→ **RAW DATA**

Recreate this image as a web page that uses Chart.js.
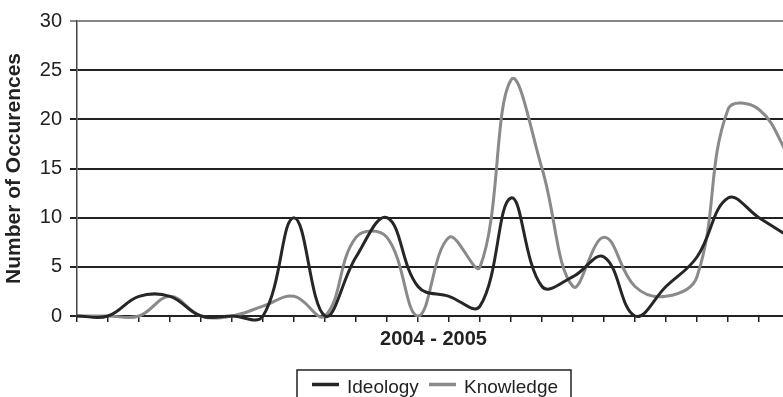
<!DOCTYPE html>
<html>
<head>
<meta charset="utf-8">
<script src="https://cdn.jsdelivr.net/npm/chart.js@4"></script>
<style>
  html, body { margin: 0; padding: 0; overflow: hidden; background: #fff; }
  canvas { display: block; }
</style>
</head>
<body>
<canvas id="occurencesChart" width="800" height="397"></canvas>
<script>
// unlabeled periods across 2004 - 2005
const periods = ['1', '2', '3', '4', '5', '6', '7', '8', '9', '10', '11', '12',
                 '13', '14', '15', '16', '17', '18', '19', '20', '21', '22', '23', '24'];
const ideology = [0, 0, 2, 2, 0, 0, 0, 10, 0, 6, 10, 3, 2, 1, 12, 3, 4, 6, 0, 3, 6, 12, 10, 8];
const knowledge = [0, 0, 0, 2, 0, 0, 1, 2, 0, 8, 8, 0, 8, 5, 24, 15, 3, 8, 3, 2, 4, 21, 21, 16];
const yTicks = [0, 5, 10, 15, 20, 25, 30];

const FONT = "'Liberation Sans', Arial, sans-serif";

// boxed legend under the axis title
const boxedLegend = {
    id: 'boxedLegend',
    afterDraw: (chart) => {
        const ctx = chart.ctx;
        ctx.save();
        ctx.strokeStyle = '#222';
        ctx.lineWidth = 1.5;
        ctx.strokeRect(297, 370, 274, 40);

        const items = [
            { x: 312, ds: chart.data.datasets[0] },
            { x: 429, ds: chart.data.datasets[1] }
        ];
        ctx.font = '19px ' + FONT;
        ctx.textBaseline = 'alphabetic';
        ctx.fillStyle = '#222';
        items.forEach(item => {
            ctx.strokeStyle = item.ds.borderColor;
            ctx.lineWidth = 3.5;
            ctx.beginPath();
            ctx.moveTo(item.x, 384.5);
            ctx.lineTo(item.x + 27, 384.5);
            ctx.stroke();
            ctx.fillText(item.ds.label, item.x + 35, 393);
        });
        ctx.restore();
    }
};

const occurencesCtx = document.getElementById('occurencesChart').getContext('2d');

new Chart(occurencesCtx, {
    type: 'line',
    data: {
        labels: periods,
        datasets: [
            {
                label: 'Ideology',
                data: ideology,
                borderColor: '#262626',
                borderWidth: 3,
                pointRadius: 0,
                tension: 0.4,
                clip: false,
                fill: false
            },
            {
                label: 'Knowledge',
                data: knowledge,
                borderColor: '#8a8a8a',
                borderWidth: 3,
                pointRadius: 0,
                tension: 0.4,
                clip: false,
                fill: false
            }
        ]
    },
    options: {
        responsive: false,
        animation: false,
        layout: { padding: { top: 21, right: 10, left: 0, bottom: 0 } },
        elements: { line: { capBezierPoints: false } },
        plugins: {
            legend: { display: false },
            tooltip: { enabled: false }
        },
        scales: {
            x: {
                offset: false,
                afterFit: (scale) => { scale.height = 81; },
                grid: {
                    drawOnChartArea: false,
                    drawTicks: true,
                    tickLength: 6,
                    color: '#222',
                    lineWidth: 1.5
                },
                border: { display: false },
                ticks: {
                    autoSkip: false,
                    maxRotation: 0,
                    padding: 0,
                    callback: () => ''
                },
                title: {
                    display: true,
                    text: '2004 - 2005',
                    color: '#222',
                    font: { family: FONT, size: 20, weight: 'bold', lineHeight: 1.2 },
                    padding: { top: 0, bottom: 46 }
                }
            },
            y: {
                min: 0,
                max: 30,
                afterFit: (scale) => { scale.width = 77; },
                afterBuildTicks: (scale) => {
                    scale.ticks = yTicks.map(v => ({ value: v }));
                },
                grid: {
                    color: (c) => (c.tick && c.tick.value === 30 ? '#888' : '#222'),
                    lineWidth: 2,
                    tickLength: 7
                },
                border: { color: '#444', width: 1.5 },
                ticks: {
                    color: '#222',
                    padding: 8,
                    font: { family: FONT, size: 20 }
                },
                title: {
                    display: true,
                    text: 'Number of Occurences',
                    color: '#222',
                    font: { family: FONT, size: 21, weight: 'bold', lineHeight: 1.2 },
                    padding: { top: 2, bottom: 0 }
                }
            }
        }
    },
    plugins: [boxedLegend]
});
</script>
</body>
</html>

→ **THE TASK**
Please write out all of the material above without changing a word, and omit any pictures.

→ **IN RESPONSE**
Recreate this image as a web page that uses Chart.js.
<!DOCTYPE html>
<html>
<head>
<meta charset="utf-8">
<script src="https://cdn.jsdelivr.net/npm/chart.js@4"></script>
<style>
  html, body { margin: 0; padding: 0; overflow: hidden; background: #fff; }
  canvas { display: block; }
</style>
</head>
<body>
<canvas id="occurencesChart" width="800" height="397"></canvas>
<script>
// unlabeled periods across 2004 - 2005
const periods = ['1', '2', '3', '4', '5', '6', '7', '8', '9', '10', '11', '12',
                 '13', '14', '15', '16', '17', '18', '19', '20', '21', '22', '23', '24'];
const ideology = [0, 0, 2, 2, 0, 0, 0, 10, 0, 6, 10, 3, 2, 1, 12, 3, 4, 6, 0, 3, 6, 12, 10, 8];
const knowledge = [0, 0, 0, 2, 0, 0, 1, 2, 0, 8, 8, 0, 8, 5, 24, 15, 3, 8, 3, 2, 4, 21, 21, 16];
const yTicks = [0, 5, 10, 15, 20, 25, 30];

const FONT = "'Liberation Sans', Arial, sans-serif";

// boxed legend under the axis title
const boxedLegend = {
    id: 'boxedLegend',
    afterDraw: (chart) => {
        const ctx = chart.ctx;
        ctx.save();
        ctx.strokeStyle = '#222';
        ctx.lineWidth = 1.5;
        ctx.strokeRect(297, 370, 274, 40);

        const items = [
            { x: 312, ds: chart.data.datasets[0] },
            { x: 429, ds: chart.data.datasets[1] }
        ];
        ctx.font = '19px ' + FONT;
        ctx.textBaseline = 'alphabetic';
        ctx.fillStyle = '#222';
        items.forEach(item => {
            ctx.strokeStyle = item.ds.borderColor;
            ctx.lineWidth = 3.5;
            ctx.beginPath();
            ctx.moveTo(item.x, 384.5);
            ctx.lineTo(item.x + 27, 384.5);
            ctx.stroke();
            ctx.fillText(item.ds.label, item.x + 35, 393);
        });
        ctx.restore();
    }
};

const occurencesCtx = document.getElementById('occurencesChart').getContext('2d');

new Chart(occurencesCtx, {
    type: 'line',
    data: {
        labels: periods,
        datasets: [
            {
                label: 'Ideology',
                data: ideology,
                borderColor: '#262626',
                borderWidth: 3,
                pointRadius: 0,
                tension: 0.4,
                clip: false,
                fill: false
            },
            {
                label: 'Knowledge',
                data: knowledge,
                borderColor: '#8a8a8a',
                borderWidth: 3,
                pointRadius: 0,
                tension: 0.4,
                clip: false,
                fill: false
            }
        ]
    },
    options: {
        responsive: false,
        animation: false,
        layout: { padding: { top: 21, right: 10, left: 0, bottom: 0 } },
        elements: { line: { capBezierPoints: false } },
        plugins: {
            legend: { display: false },
            tooltip: { enabled: false }
        },
        scales: {
            x: {
                offset: false,
                afterFit: (scale) => { scale.height = 81; },
                grid: {
                    drawOnChartArea: false,
                    drawTicks: true,
                    tickLength: 6,
                    color: '#222',
                    lineWidth: 1.5
                },
                border: { display: false },
                ticks: {
                    autoSkip: false,
                    maxRotation: 0,
                    padding: 0,
                    callback: () => ''
                },
                title: {
                    display: true,
                    text: '2004 - 2005',
                    color: '#222',
                    font: { family: FONT, size: 20, weight: 'bold', lineHeight: 1.2 },
                    padding: { top: 0, bottom: 46 }
                }
            },
            y: {
                min: 0,
                max: 30,
                afterFit: (scale) => { scale.width = 77; },
                afterBuildTicks: (scale) => {
                    scale.ticks = yTicks.map(v => ({ value: v }));
                },
                grid: {
                    color: (c) => (c.tick && c.tick.value === 30 ? '#888' : '#222'),
                    lineWidth: 2,
                    tickLength: 7
                },
                border: { color: '#444', width: 1.5 },
                ticks: {
                    color: '#222',
                    padding: 8,
                    font: { family: FONT, size: 20 }
                },
                title: {
                    display: true,
                    text: 'Number of Occurences',
                    color: '#222',
                    font: { family: FONT, size: 21, weight: 'bold', lineHeight: 1.2 },
                    padding: { top: 2, bottom: 0 }
                }
            }
        }
    },
    plugins: [boxedLegend]
});
</script>
</body>
</html>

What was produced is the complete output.